Chassis and server design based on Microsoft’s cloud server specification [Image Credit: Microsoft]
Chassis and server design based on Microsoft’s cloud server specification [Image Credit: Microsoft]
We keep saying it, and it’s true — this is a very different Microsoft than the one when open source was considered a cancer. Microsoft believes in the OCP open-source hardware concept and wants to do more than just contribute. More than 90 percent of the servers purchased for Azure are based on OCP designs.

Project Olympus

Microsoft’s first contributions were based on finalized hardware.
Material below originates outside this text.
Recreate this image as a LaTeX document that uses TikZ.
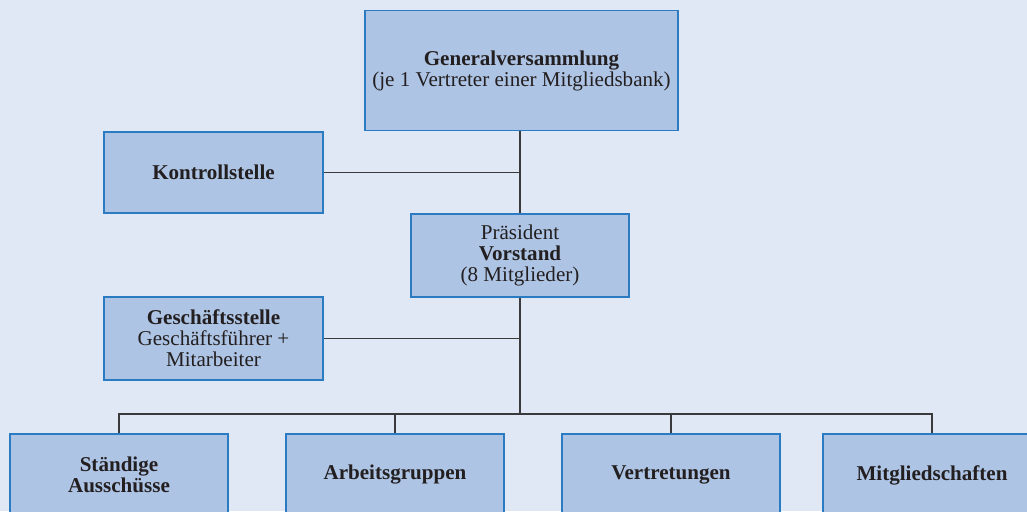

In a recent post, Kushagra Vaid, GM, Azure Hardware Infrastructure at Microsoft, said that this sort of contribution offers little to the open-source hardware community; the design is final and leaves little room for feedback or contributions, meaning that Microsoft gets little out of sharing its IP beyond a few positive headlines.
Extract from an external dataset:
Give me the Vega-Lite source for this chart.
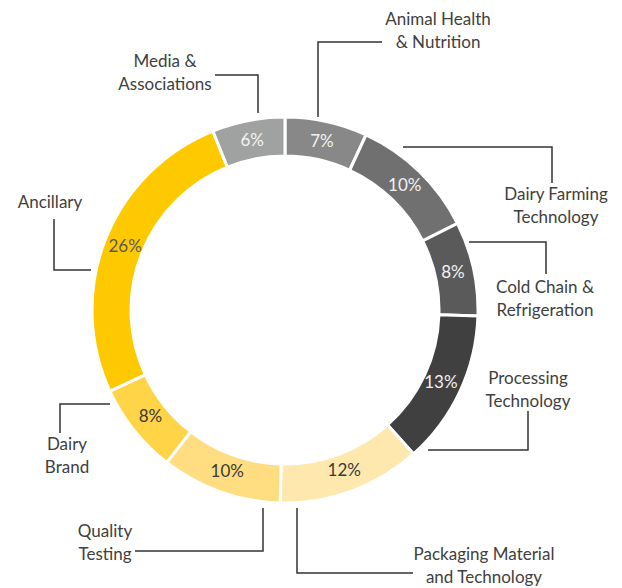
{
  "$schema": "https://vega.github.io/schema/vega-lite/v6.json",
  "width": 570,
  "height": 556,
  "autosize": {"type": "none"},
  "padding": {"left": 0, "top": 32, "right": 52, "bottom": 0},
  "background": "white",
  "config": {"view": {"stroke": null}},
  "datasets": {
    "segments": [
      {"idx": 1, "name": "Animal Health & Nutrition", "value": 6.9, "pct": "7%"},
      {"idx": 2, "name": "Dairy Farming Technology", "value": 10.7, "pct": "10%"},
      {"idx": 3, "name": "Cold Chain & Refrigeration", "value": 7.9, "pct": "8%"},
      {"idx": 4, "name": "Processing Technology", "value": 12.9, "pct": "13%"},
      {"idx": 5, "name": "Packaging Material and Technology", "value": 12.0, "pct": "12%"},
      {"idx": 6, "name": "Quality Testing", "value": 10.1, "pct": "10%"},
      {"idx": 7, "name": "Dairy Brand", "value": 7.6, "pct": "8%"},
      {"idx": 8, "name": "Ancillary", "value": 25.8, "pct": "26%"},
      {"idx": 9, "name": "Media & Associations", "value": 6.1, "pct": "6%"}
    ],
    "leaders": [
      {"name": "Media & Associations", "step": 1, "x": -70, "y": 235},
      {"name": "Media & Associations", "step": 2, "x": -27, "y": 235},
      {"name": "Media & Associations", "step": 3, "x": -27, "y": 197},
      {"name": "Animal Health & Nutrition", "step": 1, "x": 33, "y": 193},
      {"name": "Animal Health & Nutrition", "step": 2, "x": 33, "y": 268},
      {"name": "Animal Health & Nutrition", "step": 3, "x": 97, "y": 268},
      {"name": "Dairy Farming Technology", "step": 1, "x": 118, "y": 163},
      {"name": "Dairy Farming Technology", "step": 2, "x": 267, "y": 163},
      {"name": "Dairy Farming Technology", "step": 3, "x": 267, "y": 127},
      {"name": "Cold Chain & Refrigeration", "step": 1, "x": 184, "y": 68},
      {"name": "Cold Chain & Refrigeration", "step": 2, "x": 261, "y": 68},
      {"name": "Cold Chain & Refrigeration", "step": 3, "x": 261, "y": 36},
      {"name": "Processing Technology", "step": 1, "x": 143, "y": -140},
      {"name": "Processing Technology", "step": 2, "x": 243, "y": -140},
      {"name": "Processing Technology", "step": 3, "x": 243, "y": -101},
      {"name": "Packaging Material and Technology", "step": 1, "x": 12, "y": -198},
      {"name": "Packaging Material and Technology", "step": 2, "x": 12, "y": -263},
      {"name": "Packaging Material and Technology", "step": 3, "x": 128, "y": -263},
      {"name": "Quality Testing", "step": 1, "x": -22, "y": -198},
      {"name": "Quality Testing", "step": 2, "x": -22, "y": -241},
      {"name": "Quality Testing", "step": 3, "x": -150, "y": -241},
      {"name": "Dairy Brand", "step": 1, "x": -175, "y": -94},
      {"name": "Dairy Brand", "step": 2, "x": -225, "y": -94},
      {"name": "Dairy Brand", "step": 3, "x": -225, "y": -123},
      {"name": "Ancillary", "step": 1, "x": -194, "y": 40},
      {"name": "Ancillary", "step": 2, "x": -231, "y": 40},
      {"name": "Ancillary", "step": 3, "x": -231, "y": 91}
    ],
    "labels": [
      {"label": "Media &\nAssociations", "x": -120, "y": 248},
      {"label": "Animal Health\n& Nutrition", "x": 153, "y": 290},
      {"label": "Dairy Farming\nTechnology", "x": 271, "y": 115},
      {"label": "Cold Chain &\nRefrigeration", "x": 260, "y": 22},
      {"label": "Processing\nTechnology", "x": 243, "y": -69},
      {"label": "Packaging Material\nand Technology", "x": 199, "y": -245},
      {"label": "Quality\nTesting", "x": -180, "y": -222},
      {"label": "Dairy\nBrand", "x": -218, "y": -135},
      {"label": "Ancillary", "x": -235, "y": 107}
    ]
  },
  "layer": [
    {
      "data": {"name": "segments"},
      "mark": {"type": "arc", "outerRadius": 193, "innerRadius": 154, "stroke": "white", "strokeWidth": 3},
      "encoding": {
        "theta": {"field": "value", "type": "quantitative", "stack": true},
        "order": {"field": "idx", "type": "quantitative"},
        "color": {
          "field": "name",
          "type": "nominal",
          "scale": {
            "domain": ["Animal Health & Nutrition", "Dairy Farming Technology", "Cold Chain & Refrigeration", "Processing Technology", "Packaging Material and Technology", "Quality Testing", "Dairy Brand", "Ancillary", "Media & Associations"],
            "range": ["#888888", "#707070", "#5a5a5a", "#404040", "#ffe8ad", "#ffdd80", "#ffd447", "#ffc900", "#a0a2a1"]
          },
          "legend": null
        }
      }
    },
    {
      "data": {"name": "segments"},
      "mark": {"type": "text", "radius": 172, "font": "Lato", "fontSize": 17, "align": "center", "baseline": "middle"},
      "encoding": {
        "theta": {"field": "value", "type": "quantitative", "stack": true},
        "order": {"field": "idx", "type": "quantitative"},
        "text": {"field": "pct", "type": "nominal"},
        "color": {
          "condition": [
            {"test": "indexof(['Animal Health & Nutrition','Dairy Farming Technology','Cold Chain & Refrigeration','Processing Technology','Media & Associations'], datum.name) >= 0", "value": "#f2f2f2"},
            {"test": "datum.name == 'Ancillary'", "value": "#5a5a5a"}
          ],
          "value": "#3a3a3a"
        }
      }
    },
    {
      "data": {"name": "leaders"},
      "mark": {"type": "line", "color": "#333333", "strokeWidth": 1.5},
      "encoding": {
        "x": {"field": "x", "type": "quantitative", "scale": {"domain": [-285, 285], "nice": false, "zero": false}, "axis": null},
        "y": {"field": "y", "type": "quantitative", "scale": {"domain": [-278, 278], "nice": false, "zero": false}, "axis": null},
        "detail": {"field": "name", "type": "nominal"},
        "order": {"field": "step", "type": "quantitative"}
      }
    },
    {
      "data": {"name": "labels"},
      "mark": {"type": "text", "font": "Lato", "fontSize": 17, "color": "#404040", "lineBreak": "\n", "lineHeight": 23, "align": "center", "baseline": "middle"},
      "encoding": {
        "x": {"field": "x", "type": "quantitative", "scale": {"domain": [-285, 285], "nice": false, "zero": false}, "axis": null},
        "y": {"field": "y", "type": "quantitative", "scale": {"domain": [-278, 278], "nice": false, "zero": false}, "axis": null},
        "text": {"field": "label", "type": "nominal"}
      }
    }
  ]
}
A new effort within the OCP, Project Olympus, seeks to make open-source hardware as agile as open-source software. Instead of sharing a finalized design, Microsoft is sharing a design that is 50 percent complete. This means that members of the OCP can review the designs, fork from them, make contributions, Microsoft can learn from its partners, and merge these changes into its design before locking it.
To start this project, Microsoft has shared a 1U and 2U server design, high density storage expansion, a rack power distribution unit (PDU), and a rack management card. These standards-compliance components can be used individually or together as part of a modular cloud system.
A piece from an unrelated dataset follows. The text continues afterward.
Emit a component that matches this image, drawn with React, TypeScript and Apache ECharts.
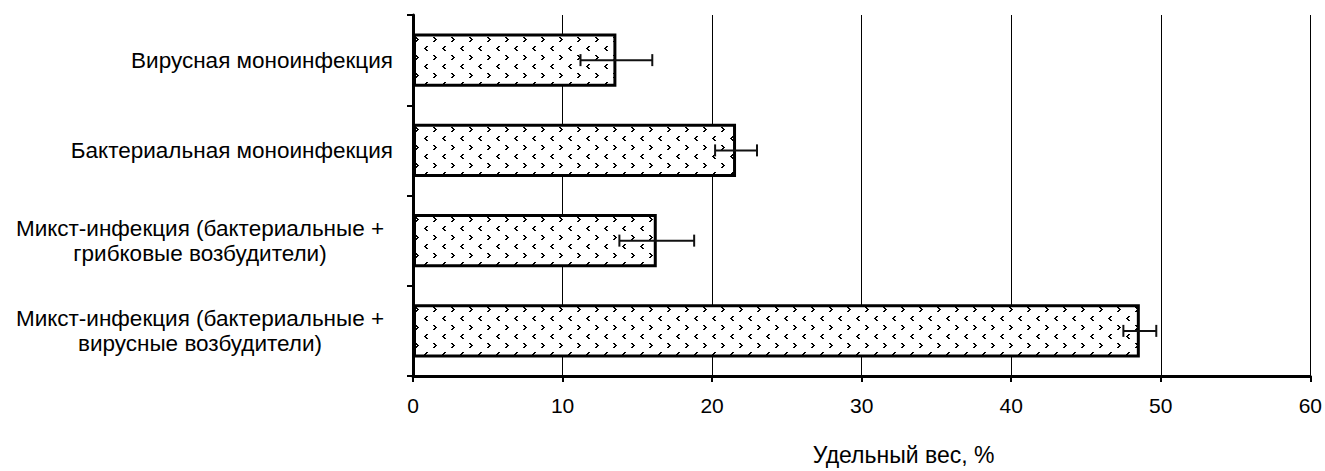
import React, { useEffect, useRef } from "react";
import * as echarts from "echarts";

const categories = [
  "Вирусная моноинфекция",
  "Бактериальная моноинфекция",
  "Микст-инфекция (бактериальные +\nгрибковые возбудители)",
  "Микст-инфекция (бактериальные +\nвирусные возбудители)",
];
const values = [13.6, 21.6, 16.3, 48.6];
const errors = [2.4, 1.4, 2.5, 1.1];
const xTicks = [0, 10, 20, 30, 40, 50, 60];
const axisTitle = "Удельный вес, %";

function makePattern(): HTMLCanvasElement {
  const c = document.createElement("canvas");
  c.width = 18;
  c.height = 18;
  const ctx = c.getContext("2d")!;
  ctx.fillStyle = "#ffffff";
  ctx.fillRect(0, 0, 18, 18);
  ctx.fillStyle = "#000000";
  // ">" mark
  const gt = [[1, 1, 2, 1], [2, 2, 2, 1], [3, 3, 2, 1], [2, 4, 2, 1], [1, 5, 2, 1]];
  gt.forEach(([x, y, w, h]) => ctx.fillRect(x, y, w, h));
  // "<" mark
  const lt = [[12, 10, 2, 1], [11, 11, 2, 1], [10, 12, 2, 1], [11, 13, 2, 1], [12, 14, 2, 1]];
  lt.forEach(([x, y, w, h]) => ctx.fillRect(x, y, w, h));
  return c;
}

export default function App() {
  const ref = useRef<HTMLDivElement>(null);
  useEffect(() => {
    if (!ref.current) return;
    const chart = echarts.init(ref.current, undefined, { renderer: "svg" });
    const pattern = makePattern();
    const font = "'Liberation Sans', Arial, sans-serif";
    const errData = values.map((v, i) => [v - errors[i], v + errors[i], i]);
    chart.setOption({
      animation: false,
      backgroundColor: "#ffffff",
      grid: { left: 413, right: 14, top: 15, bottom: 88, containLabel: false },
      xAxis: {
        type: "value",
        min: xTicks[0],
        max: xTicks[xTicks.length - 1],
        interval: 10,
        axisLine: { show: true, lineStyle: { color: "#000", width: 3 } },
        axisTick: { show: true, length: 6, lineStyle: { color: "#000", width: 2 } },
        axisLabel: { color: "#000", fontSize: 21, fontFamily: font, margin: 19 },
        splitLine: { show: true, lineStyle: { color: "#000", width: 1 } },
        name: axisTitle,
        nameLocation: "middle",
        nameGap: 67,
        nameTextStyle: { color: "#000", fontSize: 23, fontFamily: font, padding: [0, 0, 0, 84] },
      },
      yAxis: {
        type: "category",
        data: categories,
        inverse: true,
        axisLine: { show: true, lineStyle: { color: "#000", width: 3 } },
        axisTick: { show: true, length: 6, lineStyle: { color: "#000", width: 2 } },
        axisLabel: {
          color: "#000",
          fontSize: 22.5,
          fontFamily: font,
          margin: 20,
          lineHeight: 25,
          formatter: (val: string) => {
            if (val.indexOf("\n") < 0) return val;
            return val
              .split("\n")
              .map((l) => "{m|" + l + "}")
              .join("\n");
          },
          rich: {
            m: { width: 386, align: "center", fontSize: 22.5, fontFamily: font, color: "#000", lineHeight: 25 },
          },
        },
        splitLine: { show: false },
      },
      series: [
        {
          type: "bar",
          data: values,
          barCategoryGap: "41%",
          itemStyle: {
            color: { image: pattern, repeat: "repeat" },
            borderColor: "#000",
            borderWidth: 3,
          },
          z: 2,
        },
        {
          type: "custom",
          data: errData,
          encode: { x: [0, 1], y: 2 },
          z: 5,
          renderItem: (params: any, api: any) => {
            const a = api.coord([api.value(0), api.value(2)]);
            const b = api.coord([api.value(1), api.value(2)]);
            const h = 6;
            const style = { stroke: "#111", lineWidth: 2 };
            return {
              type: "group",
              children: [
                { type: "line", shape: { x1: a[0], y1: a[1], x2: b[0], y2: b[1] }, style },
                { type: "line", shape: { x1: a[0], y1: a[1] - h, x2: a[0], y2: a[1] + h }, style },
                { type: "line", shape: { x1: b[0], y1: b[1] - h, x2: b[0], y2: b[1] + h }, style },
              ],
            };
          },
        },
      ],
    });
    return () => chart.dispose();
  }, []);
  return <div ref={ref} style={{ width: 1325, height: 471, position: "absolute", left: 0, top: 0 }} />;
}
The Project Olympus storage, servers, networking and PDU [Image Credit: Microsoft]
The Project Olympus storage, servers, networking, and PDU [Image Credit: Microsoft]
I find the server to be interesting. This, combined with the rack, gives us a hint of what the next generation of Azure storage might look like. Note that there’s a single networking switch and a single NIC: this is why understanding the concepts of fault domains and availability sets is important for Azure virtual machines; when you deploy at cloud scales, you overcome points of failure at rack levels not at component (NIC) levels.
The server features a 50 Gbps NIC — we know from some of the “R” virtual machines (and I know from private discussions) that Microsoft uses Mellanox hardware. It looks like Microsoft is using either the 100 GbE or the 200 GbE chipsets from Mellanox; I suspect the latter because a splitter cable could allow each switch port to be carved up into 4 x 50 Gbps connections.
The PSUs have a built-in battery; this distributed battery concept negates the need for a centralized UPS. According to a story by The Next Platform, this concept cut the cost of a data center by one quarter!
The 1U Project Olympus server [Image Credit: Microsoft]
The 1U Project Olympus server [Image Credit: Microsoft]
Note how the server uses NVMe SSDs. This isn’t a case of hyper-convergence; the previous rack diagram includes a JBOD, which implies to me that the current model of converged (not hyper-converged) storage continues for the storage system in Azure. I would guess that the in-server NVMe drives are instead of classic SSDs and are used to store the temp drives of virtual machines. Most of the new virtual machines use “SSD” storage for the temp drive (faster paging and disk-based caching), and using NVMe would give a lower cost per gigabyte and reduce the space consumed by storage. I wonder if these NVMe drives might be switched out for NVDIMM devices instead.

It’s rare that we get to see what lies behind the doors of an Azure data center (without signing a bunch of NDAs!), so I find this public glimpse of the future to be quite interesting.